Millions of families across the country currently face an increase of up to 4.99% in their bills, as what has been described as a ‘tax bombshell’ is set to hit the UK.
The best thing consumers can do to prepare is work on cutting down regular bills, helping to save ahead of the potential increase, according to money.co.uk.
Salman Haqqi, personal finance expert at money.co.uk said: “If you are concerned about the impact that the tax increase could have on your income, there are some steps you can take to help cut down on regular bills and reduce the possibility of building up debt.
“The first thing to do if you’re trying to save is check what financial assistance you’re eligible for. Many credit card providers have started giving payment holidays to help customers through COVID induced debts, and some are even waiving certain fees if you can prove COVID related financial problems.

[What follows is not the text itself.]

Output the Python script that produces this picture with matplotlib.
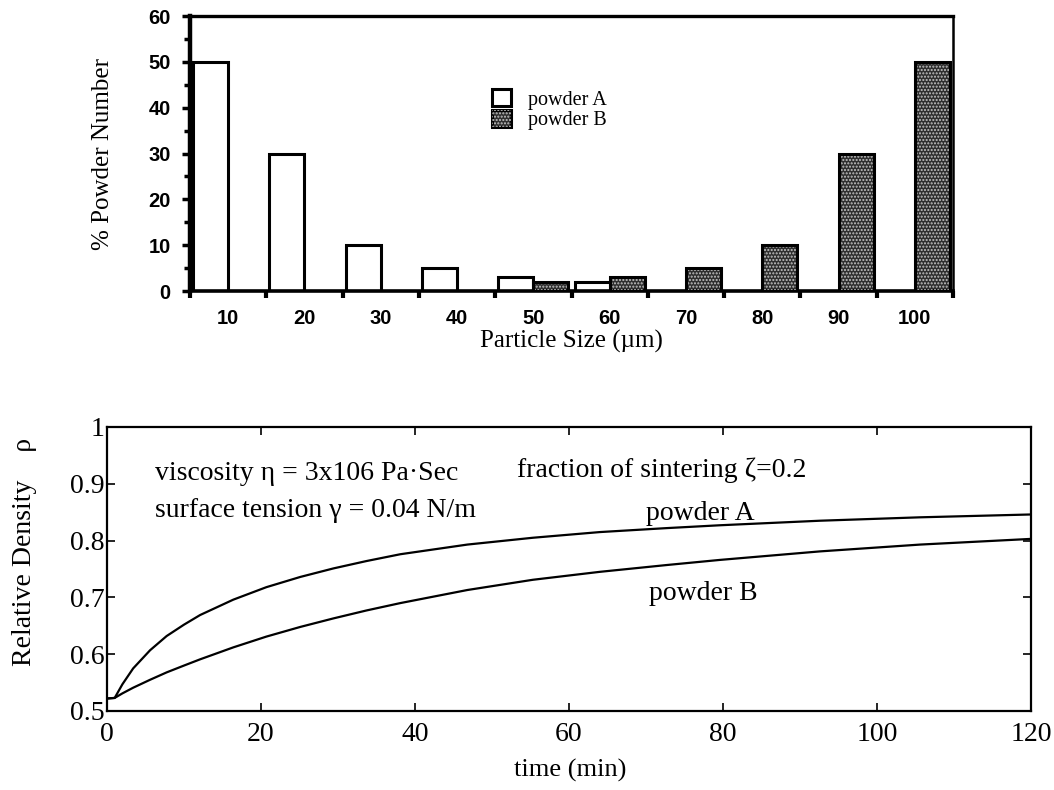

“There are often hidden costs building up that you may not be aware of. Given the amount of disruption to our daily lives over the last year, you might be paying for gym subscriptions, fast delivery services or streaming sites that you haven’t used in months. They can often add up, and many services require at least a month’s notice before you can cancel them, so don’t wait to check.
“See what you could switch, in order to save. Many service providers like energy, mobile and broadband offer cashback or a switching fee – doing a quick check for the latest deals could provide you with a small cash boost, as well as a monthly saving moving forward.
“Finally, now many of us have adjusted to working from home, it’s become increasingly clear that even if lockdown restrictions lift, many of us won’t be travelling as much as we used to. If your car has been sitting on the driveway for months and is likely to stay there – there’s no need to pay as much to maintain it. If you apply for SORN (Statutory Off Road Notification) for your car – you will no longer have to pay either road tax or insurance, potentially saving you hundreds of pounds over the next few months.”